Even if Noah's improvements and the weight of his team is taken into account, he is up against two teammates for the frontcourt spots. Though Carlos Boozer seems like an easy elimination, Luol Deng is doing just as much for the Bulls as Noah.
Deng was named to his first All-Star team a season ago. The numbers he finished the 2011-12 season with are not as good as what he is producing currently, leading one to believe he has to find a spot on the 2012-13 Eastern Conference team.
Is Joakim Noah an All-Star?
Deng has taken on a huge load this season with the Bulls. He is one of only two players in the league averaging more minutes than Noah; at 40.4 minutes per game, Deng in fact leads the NBA. He is also Chicago's leading scorer, putting up 17.8 points per game.
While Noah's defensive importance can never be questioned, it is Deng who is often covering the opposition's best scorer. Playing the small forward spot, he is the linchpin of the league's sixth-ranked defense.
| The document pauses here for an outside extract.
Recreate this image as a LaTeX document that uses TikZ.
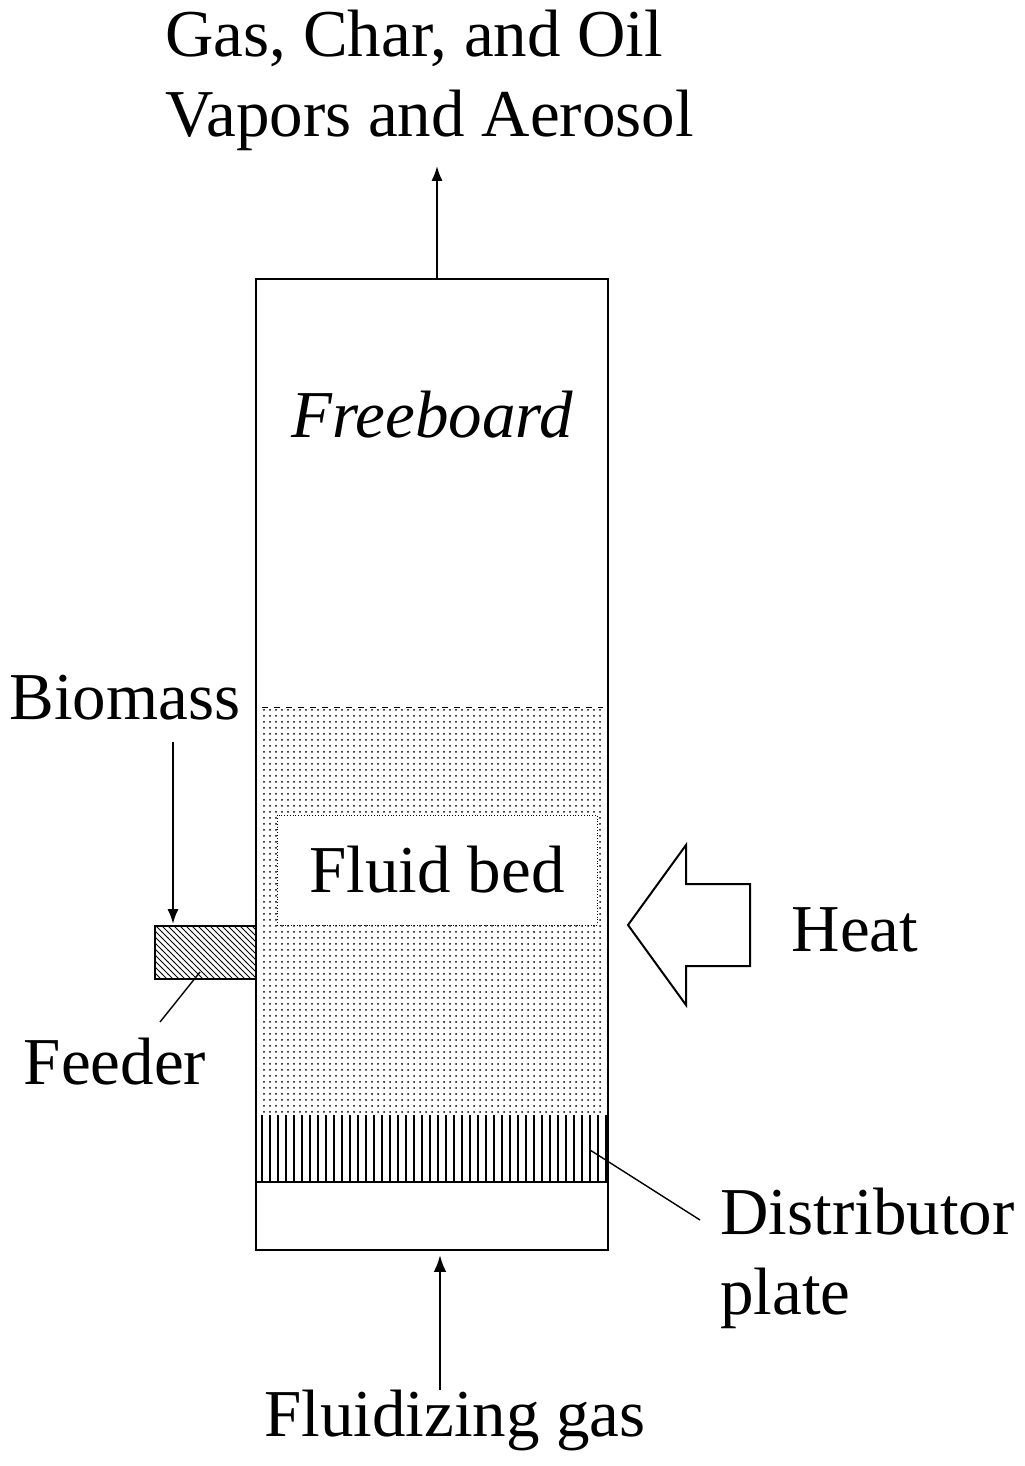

Deng can make declarations to the Chicago Sun-Times all he wants, while pumping the tires of Noah, but is he going to surrender his All-Star spot to the man who protects his back defensively?
Deng's assertion is that Joakim Noah is the best center in the Eastern Conference. Right now, that depends upon what positional tag you choose to attribute to Chris Bosh. Even then, maybe it is the new All-Star makeup that is harming Noah's chances.
This season the voting for All-Star starters was limited to two positions instead of the usual three, (guard, forward, center). Instead, fans now vote for two guards, or backcourt players and three frontcourt players. Whether that holds true for the reserves, which are chosen by coaches, remains to be seen.
If the Eastern Conference coaches choose to select more strictly on the basis of traditional positions, Noah's chances go up. He is then fighting a more selective group: Monroe and Varejao, over whom he has the team-success advantage; Horford, who's free-throw shooting (47 percent) makes him a late-game liability and Garnett, who's age has hampered his usage (29.1 minutes per game) and rebounding (7.4 per game). Tyson Chandler gets looped in here because of his gaudy 66 percent shooting from the field, but ultimately his totals pale in comparison.
In reserve centers, Noah may only lose out to Brook Lopez. Even that is a toss-up because of Lopez' rebounding difficulties.
The reality of the situation is that Noah is now fighting with more active and well-known forwards for an All-Star spot.
As a presence on the court and in the paint, there may be no one better in the Eastern Conference than Noah.
Still, unless the Bulls string together a bunch of wins or some of these other players let up, he doesn’t have a clear shot at his first All-Star nod just yet.
For Joakim Noah in the coming weeks, there is still work to be done.
The statistics used in this story are accurate as of November 26, 2012.